In central and eastern Scotland, the kingdom of the Picts was divided from Fife to Caithness into seven provinces, with the main king being that of Fortriu. The evidence suggests that theirs was a civilisation as rich as any in northern Europe at that time. Sculpted symbol stones remain as a tribute to Pictish art. They employed a system of graphic symbols, common across Scotland: some abstract, some depicting artefacts such as mirrors and combs, or animals such as geese, horses and snakes. As Christianity spread, the Cross and scenes from the Bible were carved along with scenes of hunting and warfare.

In 2008, archaeologists revealed their finds from work at a Pictish monastery at Portmahomack on the Tarbat Peninsula in Easter Ross, which dated back to the sixth century. The monastery was made up of an enclosure centred on a church that is thought to have housed about 150 monks and workers, and was similar to St Columba's monastery at Iona, with evidence that the Pictish monks would have made gospel books similar to the Book of Kells, and religious artefacts such as chalices.

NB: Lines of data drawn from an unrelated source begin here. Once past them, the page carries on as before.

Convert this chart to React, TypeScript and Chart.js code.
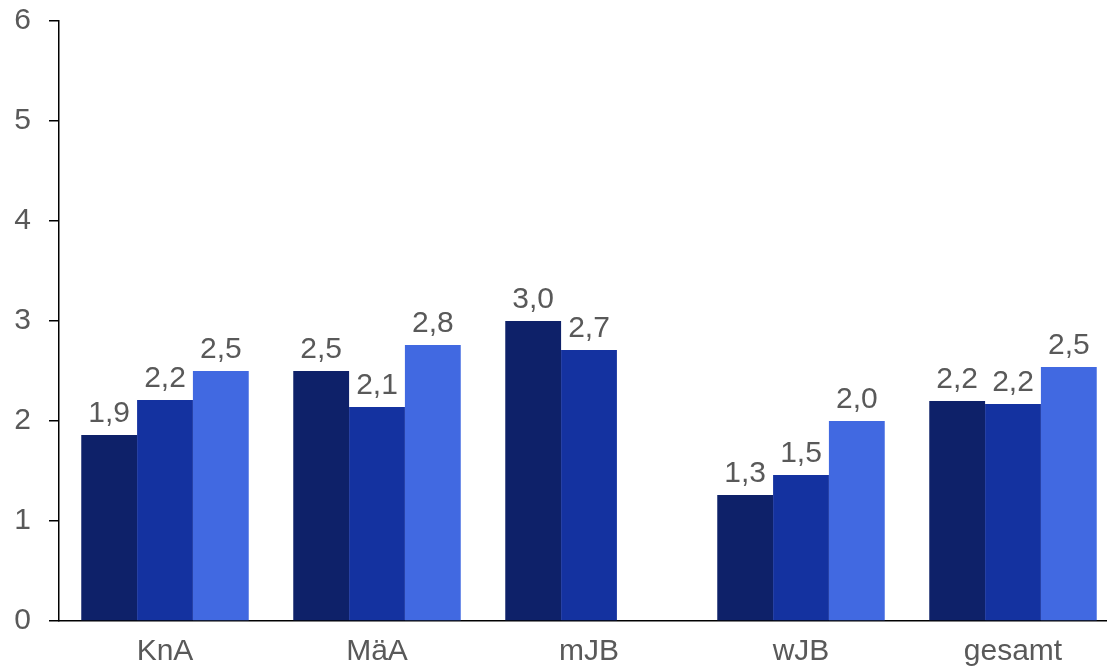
import React, { useEffect, useRef } from "react";
import { Chart, registerables } from "chart.js";

Chart.register(...registerables);

const categories = ["KnA", "MäA", "mJB", "wJB", "gesamt"];
const series1 = [1.86, 2.5, 3.0, 1.26, 2.2];
const series2 = [2.21, 2.14, 2.71, 1.46, 2.17];
const series3: (number | null)[] = [2.5, 2.76, null, 2.0, 2.54];
const yTicks = [0, 1, 2, 3, 4, 5, 6];

const colors = ["#0E2169", "#1432A0", "#4169E1"];
const FONT = "'Liberation Sans', Arial, sans-serif";
const TEXT = "#595959";

const labelPlugin = {
  id: "valueLabels",
  afterDatasetsDraw(chart: any) {
    const ctx = chart.ctx;
    ctx.save();
    ctx.font = `30px ${FONT}`;
    ctx.fillStyle = TEXT;
    ctx.textAlign = "center";
    ctx.textBaseline = "alphabetic";
    chart.data.datasets.forEach((ds: any, i: number) => {
      const meta = chart.getDatasetMeta(i);
      meta.data.forEach((bar: any, j: number) => {
        const v = ds.data[j];
        if (v === null || v === undefined) return;
        const txt = v.toFixed(1).replace(".", ",");
        ctx.fillText(txt, bar.x, bar.y - 13);
      });
    });
    ctx.restore();
  },
};

export default function App() {
  const ref = useRef<HTMLCanvasElement>(null);
  useEffect(() => {
    document.body.style.margin = "0";
    document.body.style.overflow = "hidden";
    const chart = new Chart(ref.current!, {
      type: "bar",
      data: {
        labels: categories,
        datasets: [series1, series2, series3].map((d, i) => ({
          label: `S${i + 1}`,
          data: d,
          backgroundColor: colors[i],
          borderWidth: 0,
          categoryPercentage: 0.79,
          barPercentage: 1.0,
        })),
      },
      options: {
        responsive: false,
        animation: false,
        devicePixelRatio: 1,
        layout: { padding: { top: 21, left: 0, right: 0, bottom: 0 } },
        plugins: { legend: { display: false }, tooltip: { enabled: false } },
        scales: {
          x: {
            grid: { display: false, drawTicks: false },
            border: { display: true, color: "#000", width: 1.5 },
            ticks: { color: TEXT, font: { family: FONT, size: 30 }, padding: 13 },
            afterFit: (s: any) => {
              s.height = 48;
              s.paddingTop = 0;
              s.paddingBottom = 0;
            },
          },
          y: {
            min: 0,
            max: 6,
            afterBuildTicks: (s: any) => {
              s.ticks = yTicks.map((v) => ({ value: v }));
            },
            grid: {
              drawOnChartArea: false,
              drawTicks: true,
              tickLength: 10,
              color: "#000",
              lineWidth: 1.5,
            },
            border: { display: true, color: "#000", width: 1.5 },
            ticks: { color: TEXT, font: { family: FONT, size: 30 }, padding: 18 },
            afterFit: (s: any) => {
              s.width = 59;
              s.paddingTop = 0;
              s.paddingBottom = 0;
            },
          },
        },
      },
      plugins: [labelPlugin],
    });
    return () => chart.destroy();
  }, []);
  return (
    <div style={{ position: "absolute", left: 0, top: 0, width: 1119, height: 669 }}>
      <canvas ref={ref} width={1119} height={669} />
    </div>
  );
}
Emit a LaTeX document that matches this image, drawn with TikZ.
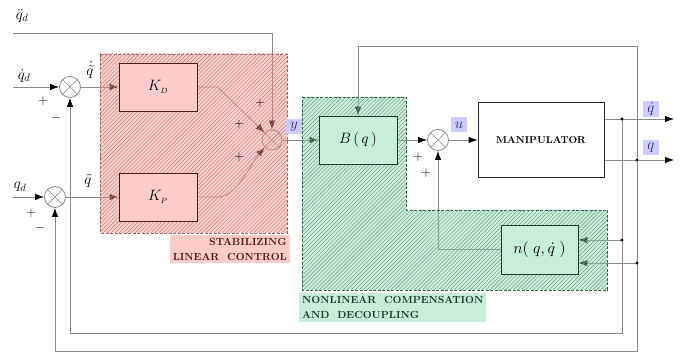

Archaeologists found more than 200 fragments of Pictish stone sculptures, including the Calf Stone, which shows a bull and cow licking their calf. The real surprise, however, was the sophistication of the building, with architectural techniques that had been thought too sophisticated for the Picts. A fragment of a sculpture with a Latin inscription was also found; unfortunately the rest has not been unearthed.

Martin Carver, Professor of Archaeology at York University, said this of the Picts:

They were the most extraordinary artists. They could draw a wolf, a salmon, an eagle on a piece of stone with a single line and produce a beautiful naturalistic drawing. Nothing as good as this is found between Portmahomack and Rome. Even the Anglo-Saxons didn't do stone-carving as well as the Picts did. Not until the post-Renaissance were people able to get across the character of animals just like that.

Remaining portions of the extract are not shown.